Podían haber tenido a cualquier estrella para un papel que todas deseaban, pero Zhao eligió a una de las mejores intérpretes que hay. Lo demuestra con un papel complicado, que podría haber tendido al exceso, al gesto. Y que en ella es todo lo contrario. A su lado el siempre estupendo Paul Mescal como el escritor, al que habrá que empezar a ver en otros registros y una soberbia Emily Watson como la madre de él, que en apenas tres escenas despliega todo su talento.
Hamnet, como la novela, es una película que habla sobre el duelo, sobre los que se quedan, pero también sobre cómo el arte puede sanar no solo al que lo escribe, sino sobre todo al que lo lee. Cómo una novela, una canción o una película puede hacernos entender por lo que estamos pasando. Una idea que Chloé Zhao desarrolla con una inteligentísima idea de construcción y puesta en escena.

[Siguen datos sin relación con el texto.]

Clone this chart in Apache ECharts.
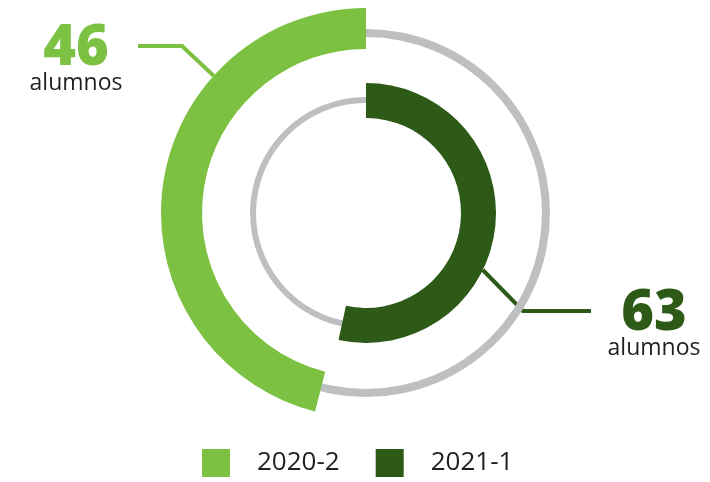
<!DOCTYPE html>
<html>
<head>
<meta charset="utf-8">
<script src="https://cdn.jsdelivr.net/npm/echarts@6/dist/echarts.min.js"></script>
<style>
	html, body { margin: 0; padding: 0; background: #ffffff; }
	#chart { width: 710px; height: 482px; }
</style>
</head>
<body>
<div id="chart"></div>
<script>
// 데이터
var periodos = ['2020-2', '2021-1'];
var alumnos = [46, 63];
var totales = [100, 118];

var colores = ['#7cc142', '#2d5a16'];
var gris = '#bebfc1';
var centro = [366, 213];

// punto sobre el anillo (angulo desde las 12, sentido horario)
function puntoAnillo(ang, r) {
	var rad = ang * Math.PI / 180;
	return [centro[0] + r * Math.sin(rad), centro[1] - r * Math.cos(rad)];
}

function etiqueta(i) {
	return {
		show: true,
		position: 'outside',
		formatter: '{n|{c}}\n{u|alumnos}',
		rich: {
			n: {
				fontFamily: 'Open Sans',
				fontWeight: 800,
				fontSize: 56,
				lineHeight: 44,
				color: colores[i],
				align: 'center'
			},
			u: {
				fontFamily: 'Open Sans',
				fontSize: 23,
				lineHeight: 24,
				color: '#231f20',
				align: 'center'
			}
		}
	};
}

function datosAnillo(i) {
	return [
		{ name: periodos[i], value: alumnos[i], itemStyle: { color: colores[i] }, label: etiqueta(i) },
		{ name: 'resto' + i, value: totales[i] - alumnos[i], itemStyle: { color: 'rgba(0,0,0,0)' }, label: { show: false }, labelLine: { show: false } }
	];
}

var chart = echarts.init(document.getElementById('chart'));

var option = {
	animation: false,
	legend: {
		data: periodos,
		left: 197,
		top: 444,
		itemWidth: 28,
		itemHeight: 28,
		itemGap: 36,
		icon: 'rect',
		selectedMode: false,
		textStyle: {
			fontFamily: 'Open Sans',
			fontSize: 26,
			color: '#231f20',
			padding: [0, 0, 0, 22]
		}
	},
	series: [{
		type: 'pie',
		silent: true,
		center: centro,
		radius: [176, 184],
		label: { show: false },
		labelLine: { show: false },
		itemStyle: { color: gris },
		data: [{ name: 'fondo0', value: 1 }]
	},
	{
		type: 'pie',
		silent: true,
		center: centro,
		radius: [110, 116],
		label: { show: false },
		labelLine: { show: false },
		itemStyle: { color: gris },
		data: [{ name: 'fondo1', value: 1 }]
	},
	{
		type: 'pie',
		silent: true,
		center: centro,
		radius: [164, 205],
		startAngle: 90,
		clockwise: false,
		avoidLabelOverlap: false,
		labelLine: {
			show: true,
			lineStyle: { color: colores[0], width: 4 }
		},
		labelLayout: function (p) {
			if (p.dataIndex !== 0) return;
			return {
				x: 76,
				y: 61,
				align: 'center',
				verticalAlign: 'middle',
				labelLinePoints: [puntoAnillo(-48, 205), [182, 46], [138, 46]]
			};
		},
		data: datosAnillo(0)
	},
	{
		type: 'pie',
		silent: true,
		center: centro,
		radius: [95, 130],
		startAngle: 90,
		clockwise: true,
		avoidLabelOverlap: false,
		labelLine: {
			show: true,
			lineStyle: { color: colores[1], width: 4 }
		},
		labelLayout: function (p) {
			if (p.dataIndex !== 0) return;
			return {
				x: 654,
				y: 326,
				align: 'center',
				verticalAlign: 'middle',
				labelLinePoints: [puntoAnillo(116, 130), [523, 311], [591, 311]]
			};
		},
		data: datosAnillo(1)
	}]
};

chart.setOption(option);
</script>
</body>
</html>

El bosque en el que se desarrolla la primera parte de la película, en el que vive la pareja y en el que muere su hijo, se convertirá en el increíble final en el bosque pintado en el que se desarrollará ahora, la tragedia de Hamlet a través de la cual Agnes y William podrán empezar a sanar su duelo.
Y quizás ambos bosques son reales, porque cuando la ficción funciona, cuando nos arrastra, no hay diferencia entre una y otra, como muestra la película en una escena potentísima en donde todos los asistentes extienden su mano hacia el actor en el teatro al aire libre. Extasiados, emocionados ante un texto que les hace entender mejor la vida y la muerte.